So yeah, so my mom died in February. I ignored my birthday, got through the summer okay, got started with school and daycare and work in the fall. Although it wasn’t smooth or easy, any number of rough spots since last winter could be blamed as much on the new-in-March baby as on my Year of Being a Mess. For whatever reason, I was just not feeling the Christmas cheer as I surfaced from Thanksgiving. (I wasn’t actually very happy about Thanksgiving, either, if you really want to know.)
I wanted not to feel stuck and hampered coming into the Christmas season. I wanted quiet in my spirit, and I wanted some sense of deeper meaning than overeating and overspending and why did you give my kids all that noisy plastic crap? So here’s what I did:
I pulled out my Advent wreath. My kids look forward to this every year; we light the candles every day at dinner, and they really like the candlelight and blowing out the candles.
I set up two containers on the table next to the wreath: one with blank slips of paper and a pen, the other empty. (Although it doesn’t matter what the containers are, I used half-pint canning jars because that was what I had on hand that matched and was not continually in use.) The slips of paper are actually handmade paper from when I was in college, which means that it’s been sitting around waiting to get used for, uh, 12 years now. Which is dumb.
On a blank card, I wrote a thinking question for each week of Advent. Anyone can write responses throughout the week, including a signature or not. Adam and Becky thought this was pretty cool. The plan was to read responses at Sunday dinner, before starting the next week.
- The first week was about hope: What do you hope for in this season or the coming year? As you might expect, we got some “one million dollars” answers and some “world peace” answers. One of my big kids wrote, “I hope Christmas goes well.” I’m not sure what that means, but I found it interesting.
- Week two was about peace: What makes you feel peaceful? How do you (or can you, or have you) spread peace where you are? We haven’t actually read these yet, because we left town last Sunday and talked about joy today. They are waiting for a peaceful moment.
- Week three was about joy, and the questions were substantially the same as week two: What makes you feel joyful? How do you bring joy to someone else? This week started three days after my father died, and as you’d imagine, it was HARD for me to focus on joy in the face of my circumstances. But here’s the deal: I have a daughter who sings; and her rendition of “Holly Jolly Christmas” got me through Thursday. Friday and yesterday, she has been all about the Christmas tree - and yeah, she’s a little pestery at times, but mostly she is just vibrating with enthusiasm. Although the jar was nearly empty, we had a nice chat this evening about joy and taking care of each other and appreciating each other.
- Week four starts today, and with input from the peanut gallery, I wrote down these two questions: What do you love about any particular person (answers have a prescribed form: I love [blank] about [blank])? How did you show love today? We might read these after breakfast on Christmas morning; Christmas Eve night and the evening of Christmas day are taken up with extended family stuff.
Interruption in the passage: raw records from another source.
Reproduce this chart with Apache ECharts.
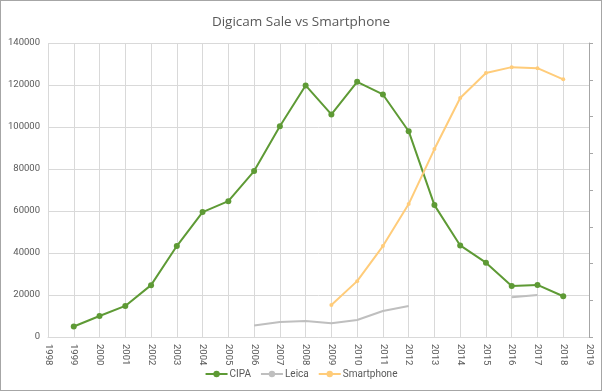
<!DOCTYPE html>
<html><head><meta charset="utf-8">
<script src="https://cdn.jsdelivr.net/npm/echarts@6/dist/echarts.min.js"></script>
<style>
html,body{margin:0;padding:0;background:#fff;}
#c{width:602px;height:391px;box-sizing:border-box;border:1px solid #a6a6a6;}
</style></head>
<body><div id="c"></div>
<script>
const years = [1999,2000,2001,2002,2003,2004,2005,2006,2007,2008,2009,2010,2011,2012,2013,2014,2015,2016,2017,2018];
const cipa = [5000,10000,14800,24700,43300,59500,64700,79000,100400,119800,106000,121500,115500,98000,62800,43600,35400,24300,24800,19400];
const leica = [null,null,null,null,null,null,null,5500,7100,7600,6600,8100,12400,14800,null,null,null,18900,20000,null];
const smartphone = [null,null,null,null,null,null,null,null,null,null,15200,26600,43300,63300,89500,113800,125700,128500,128000,122700];

const pair = arr => years.map((y,i)=>[y, arr[i]]);
const font = 'Roboto, "Open Sans", sans-serif';
const chart = echarts.init(document.getElementById('c'), null, {renderer:'canvas'});
chart.setOption({
  animation:false,
  title:{text:'Digicam Sale vs Smartphone', left:'center', top:9,
    textStyle:{fontFamily:'"Open Sans", sans-serif', fontSize:13.5, fontWeight:'normal', color:'#595959'}},
  grid:{left:47, right:12, top:42, bottom:53, containLabel:false},
  legend:{bottom:6, left:'center', itemWidth:22, itemHeight:8, itemGap:9,
    textStyle:{fontFamily:font, fontSize:10, color:'#595959', padding:[0,0,0,-3]},
    data:['CIPA','Leica','Smartphone']},
  xAxis:{type:'value', min:1998, max:2019, interval:1,
    axisLine:{show:true, lineStyle:{color:'#d9d9d9'}},
    axisTick:{show:false},
    splitLine:{show:true, lineStyle:{color:'#d9d9d9'}},
    axisLabel:{rotate:-90, margin:7, color:'#595959', fontFamily:font, fontSize:9.5, formatter:v=>String(v)}},
  yAxis:[{type:'value', min:0, max:140000, interval:20000,
    axisLine:{show:false}, axisTick:{show:false},
    splitLine:{show:true, lineStyle:{color:'#d9d9d9'}},
    axisLabel:{margin:8, color:'#595959', fontFamily:font, fontSize:9.5, formatter:v=>String(v)}},
   {type:'value', min:0, max:140000, interval:17500, position:'right',
    axisLine:{show:true, lineStyle:{color:'#a6a6a6'}},
    axisTick:{show:true, inside:false, length:4, lineStyle:{color:'#a6a6a6'}},
    splitLine:{show:false}, axisLabel:{show:false}}],
  series:[
    {name:'CIPA', type:'line', data:pair(cipa), symbol:'circle', symbolSize:6,
     itemStyle:{color:'#5e9a35'}, lineStyle:{width:2, color:'#5e9a35'}},
    {name:'Leica', type:'line', data:pair(leica), symbol:'none', showSymbol:false, connectNulls:false,
     itemStyle:{color:'#bfbfbf'}, lineStyle:{width:2, color:'#bfbfbf'}},
    {name:'Smartphone', type:'line', data:pair(smartphone), symbol:'circle', symbolSize:4, connectNulls:false,
     itemStyle:{color:'#ffcc7a'}, lineStyle:{width:2, color:'#ffcc7a'}}
  ]
});
</script></body></html>
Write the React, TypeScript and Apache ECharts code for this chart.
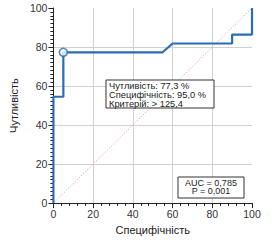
import React, { useEffect, useRef } from "react";
import * as echarts from "echarts";

const rocX = [0, 0, 5, 5, 55, 60, 90, 90, 100, 100];
const rocY = [0, 54.5, 54.5, 77.3, 77.3, 81.8, 81.8, 86.4, 86.4, 100];
const cutPoint = [5, 77.3];
const diagonal = [[0, 0], [100, 100]];
const infoLines = ["Чутливість: 77,3 %", "Специфічність: 95,0 %", "Критерій: > 125,4"];
const aucLines = ["AUC = 0,785", "P = 0,001"];

const FONT = "Liberation Sans, Arial, sans-serif";

export default function App() {
  const ref = useRef<HTMLDivElement>(null);
  useEffect(() => {
    if (!ref.current) return;
    const chart = echarts.init(ref.current, null, { renderer: "svg" });
    const axisCommon = {
      type: "value" as const,
      min: 0,
      max: 100,
      interval: 20,
      axisLine: { show: true, onZero: false, lineStyle: { color: "#222", width: 1 } },
      axisTick: { show: true, length: 5, lineStyle: { color: "#222" } },
      axisLabel: { color: "#333", fontSize: 10.5, fontFamily: FONT },
      splitLine: { show: true, showMaxLine: false, showMinLine: false, lineStyle: { color: "#d0d0d0", width: 1 } },
      nameTextStyle: { color: "#222", fontSize: 11, fontFamily: FONT },
    };
    const infoText = infoLines.map((t, i) => ({
      type: "text",
      x: 109,
      y: 85.7 + i * 9,
      z: 12,
      style: { text: t, font: `9.3px ${FONT}`, fill: "#222", verticalAlign: "middle", align: "left" },
    }));
    const aucText = aucLines.map((t, i) => ({
      type: "text",
      x: 211,
      y: 182.8 + i * 8.5,
      z: 12,
      style: { text: t, font: `9px ${FONT}`, fill: "#222", verticalAlign: "middle", align: "center" },
    }));
    chart.setOption({
      animation: false,
      backgroundColor: "#fff",
      grid: { left: 51, right: 28, top: 8, bottom: 32 },
      xAxis: {
        ...axisCommon,
        name: "Специфічність",
        nameLocation: "middle",
        nameGap: 18,
        axisLabel: { ...axisCommon.axisLabel, margin: 5 },
        minorTick: { show: true, splitNumber: 5, length: 3, lineStyle: { color: "#222" } },
      },
      yAxis: {
        ...axisCommon,
        name: "Чутливість",
        nameLocation: "middle",
        nameGap: 23,
        axisLabel: { ...axisCommon.axisLabel, margin: 6 },
        minorTick: { show: true, splitNumber: 10, length: 3, lineStyle: { color: "#222" } },
      },
      series: [
        {
          type: "line",
          data: diagonal,
          symbol: "none",
          lineStyle: { color: "#e57373", width: 0.8, type: [1, 2] },
          silent: true,
        },
        {
          type: "line",
          data: rocX.map((x, i) => [x, rocY[i]]),
          symbol: "none",
          clip: false,
          lineStyle: { color: "#2a6db5", width: 2.2 },
        },
        {
          type: "scatter",
          data: [cutPoint],
          symbol: "circle",
          symbolSize: 8,
          itemStyle: { color: "#fff", borderColor: "#2a6db5", borderWidth: 1.6 },
          z: 5,
        },
      ],
      graphic: [
        {
          type: "rect",
          z: 10,
          shape: { x: 106, y: 80, width: 108, height: 28 },
          style: { fill: "#fff", stroke: "#333", lineWidth: 1 },
        },
        {
          type: "rect",
          z: 10,
          shape: { x: 178, y: 177, width: 66, height: 21 },
          style: { fill: "#fff", stroke: "#333", lineWidth: 1 },
        },
        ...infoText,
        ...aucText,
      ],
    });
    return () => chart.dispose();
  }, []);
  return <div ref={ref} style={{ width: 280, height: 240, position: "absolute", left: 0, top: 0 }} />;
}
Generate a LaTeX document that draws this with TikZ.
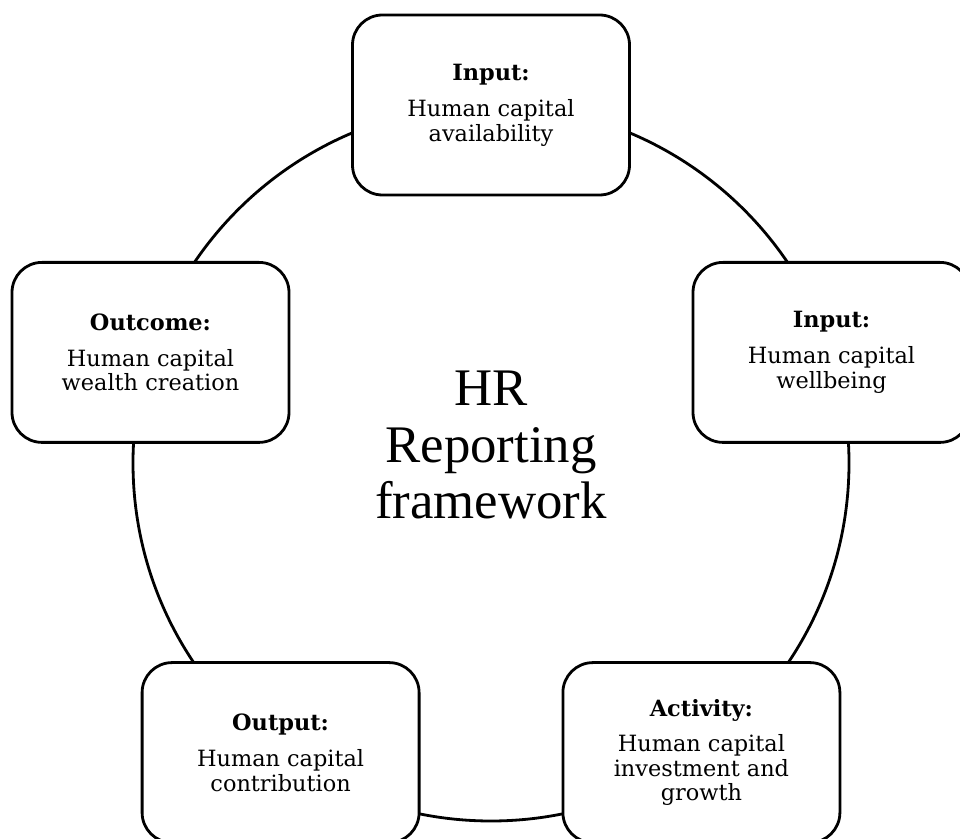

I don’t know if this whole thing is making any impact on my children (though I like to think it is - Adam in particular seems quite taken with it), but I can tell you that it’s working for me. I feel ready for this Christmas in my heart, motivated by love and gratitude rather than obligation, and confident in doing the simple things that truly make me happy. I want that to be the kind of thing that my children remember about Christmas when they grow up. This year I am pretty sure I’m doing it right.